MATERIAL PROVIDED.
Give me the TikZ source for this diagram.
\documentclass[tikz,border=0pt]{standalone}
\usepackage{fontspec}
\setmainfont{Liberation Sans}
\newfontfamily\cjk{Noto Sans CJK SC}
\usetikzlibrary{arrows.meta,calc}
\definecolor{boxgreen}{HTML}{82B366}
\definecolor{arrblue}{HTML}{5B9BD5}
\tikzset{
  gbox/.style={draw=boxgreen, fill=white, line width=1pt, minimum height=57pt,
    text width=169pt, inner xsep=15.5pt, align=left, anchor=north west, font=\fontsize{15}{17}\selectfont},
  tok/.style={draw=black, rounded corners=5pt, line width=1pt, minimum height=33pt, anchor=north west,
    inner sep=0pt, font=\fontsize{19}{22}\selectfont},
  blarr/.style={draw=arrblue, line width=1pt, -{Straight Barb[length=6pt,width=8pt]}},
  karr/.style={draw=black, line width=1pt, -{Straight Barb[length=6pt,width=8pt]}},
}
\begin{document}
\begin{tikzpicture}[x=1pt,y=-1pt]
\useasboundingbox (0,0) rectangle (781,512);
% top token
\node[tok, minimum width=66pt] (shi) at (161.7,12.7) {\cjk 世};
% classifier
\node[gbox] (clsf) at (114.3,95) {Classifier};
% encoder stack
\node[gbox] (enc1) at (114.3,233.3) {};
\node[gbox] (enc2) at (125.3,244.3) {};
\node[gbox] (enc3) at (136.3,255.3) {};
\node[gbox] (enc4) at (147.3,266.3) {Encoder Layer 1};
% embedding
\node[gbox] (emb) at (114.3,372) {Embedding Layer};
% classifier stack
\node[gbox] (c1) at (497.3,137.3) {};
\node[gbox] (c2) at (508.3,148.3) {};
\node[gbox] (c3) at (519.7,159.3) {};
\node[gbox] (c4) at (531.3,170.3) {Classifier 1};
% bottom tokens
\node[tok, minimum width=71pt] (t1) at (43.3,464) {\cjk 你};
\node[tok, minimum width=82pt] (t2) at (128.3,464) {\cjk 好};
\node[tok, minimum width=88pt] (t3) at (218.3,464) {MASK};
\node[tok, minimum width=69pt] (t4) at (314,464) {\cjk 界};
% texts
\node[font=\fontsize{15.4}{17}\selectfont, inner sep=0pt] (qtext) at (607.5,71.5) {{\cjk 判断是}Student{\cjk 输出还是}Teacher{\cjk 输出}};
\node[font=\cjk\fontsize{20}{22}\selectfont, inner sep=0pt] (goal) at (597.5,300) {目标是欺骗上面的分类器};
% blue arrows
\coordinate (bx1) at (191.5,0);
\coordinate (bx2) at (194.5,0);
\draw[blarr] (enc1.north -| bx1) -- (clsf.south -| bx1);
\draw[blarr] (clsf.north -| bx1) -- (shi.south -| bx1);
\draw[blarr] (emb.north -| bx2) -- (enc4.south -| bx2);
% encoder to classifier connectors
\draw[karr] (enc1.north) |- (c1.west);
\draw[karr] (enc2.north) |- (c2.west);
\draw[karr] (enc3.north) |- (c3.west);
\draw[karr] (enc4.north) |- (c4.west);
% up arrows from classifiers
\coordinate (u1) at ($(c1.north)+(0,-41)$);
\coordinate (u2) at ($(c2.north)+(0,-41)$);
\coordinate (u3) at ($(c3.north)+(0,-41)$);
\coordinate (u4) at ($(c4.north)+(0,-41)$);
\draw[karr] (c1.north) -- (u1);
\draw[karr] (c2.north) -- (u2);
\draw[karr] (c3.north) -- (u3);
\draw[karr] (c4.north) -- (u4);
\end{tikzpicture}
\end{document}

WHAT YOU WILL DO.
Copy out the whole listing exactly; please set it all down.

TASK RESULT.
Give me the TikZ source for this diagram.
\documentclass[tikz,border=0pt]{standalone}
\usepackage{fontspec}
\setmainfont{Liberation Sans}
\newfontfamily\cjk{Noto Sans CJK SC}
\usetikzlibrary{arrows.meta,calc}
\definecolor{boxgreen}{HTML}{82B366}
\definecolor{arrblue}{HTML}{5B9BD5}
\tikzset{
  gbox/.style={draw=boxgreen, fill=white, line width=1pt, minimum height=57pt,
    text width=169pt, inner xsep=15.5pt, align=left, anchor=north west, font=\fontsize{15}{17}\selectfont},
  tok/.style={draw=black, rounded corners=5pt, line width=1pt, minimum height=33pt, anchor=north west,
    inner sep=0pt, font=\fontsize{19}{22}\selectfont},
  blarr/.style={draw=arrblue, line width=1pt, -{Straight Barb[length=6pt,width=8pt]}},
  karr/.style={draw=black, line width=1pt, -{Straight Barb[length=6pt,width=8pt]}},
}
\begin{document}
\begin{tikzpicture}[x=1pt,y=-1pt]
\useasboundingbox (0,0) rectangle (781,512);
% top token
\node[tok, minimum width=66pt] (shi) at (161.7,12.7) {\cjk 世};
% classifier
\node[gbox] (clsf) at (114.3,95) {Classifier};
% encoder stack
\node[gbox] (enc1) at (114.3,233.3) {};
\node[gbox] (enc2) at (125.3,244.3) {};
\node[gbox] (enc3) at (136.3,255.3) {};
\node[gbox] (enc4) at (147.3,266.3) {Encoder Layer 1};
% embedding
\node[gbox] (emb) at (114.3,372) {Embedding Layer};
% classifier stack
\node[gbox] (c1) at (497.3,137.3) {};
\node[gbox] (c2) at (508.3,148.3) {};
\node[gbox] (c3) at (519.7,159.3) {};
\node[gbox] (c4) at (531.3,170.3) {Classifier 1};
% bottom tokens
\node[tok, minimum width=71pt] (t1) at (43.3,464) {\cjk 你};
\node[tok, minimum width=82pt] (t2) at (128.3,464) {\cjk 好};
\node[tok, minimum width=88pt] (t3) at (218.3,464) {MASK};
\node[tok, minimum width=69pt] (t4) at (314,464) {\cjk 界};
% texts
\node[font=\fontsize{15.4}{17}\selectfont, inner sep=0pt] (qtext) at (607.5,71.5) {{\cjk 判断是}Student{\cjk 输出还是}Teacher{\cjk 输出}};
\node[font=\cjk\fontsize{20}{22}\selectfont, inner sep=0pt] (goal) at (597.5,300) {目标是欺骗上面的分类器};
% blue arrows
\coordinate (bx1) at (191.5,0);
\coordinate (bx2) at (194.5,0);
\draw[blarr] (enc1.north -| bx1) -- (clsf.south -| bx1);
\draw[blarr] (clsf.north -| bx1) -- (shi.south -| bx1);
\draw[blarr] (emb.north -| bx2) -- (enc4.south -| bx2);
% encoder to classifier connectors
\draw[karr] (enc1.north) |- (c1.west);
\draw[karr] (enc2.north) |- (c2.west);
\draw[karr] (enc3.north) |- (c3.west);
\draw[karr] (enc4.north) |- (c4.west);
% up arrows from classifiers
\coordinate (u1) at ($(c1.north)+(0,-41)$);
\coordinate (u2) at ($(c2.north)+(0,-41)$);
\coordinate (u3) at ($(c3.north)+(0,-41)$);
\coordinate (u4) at ($(c4.north)+(0,-41)$);
\draw[karr] (c1.north) -- (u1);
\draw[karr] (c2.north) -- (u2);
\draw[karr] (c3.north) -- (u3);
\draw[karr] (c4.north) -- (u4);
\end{tikzpicture}
\end{document}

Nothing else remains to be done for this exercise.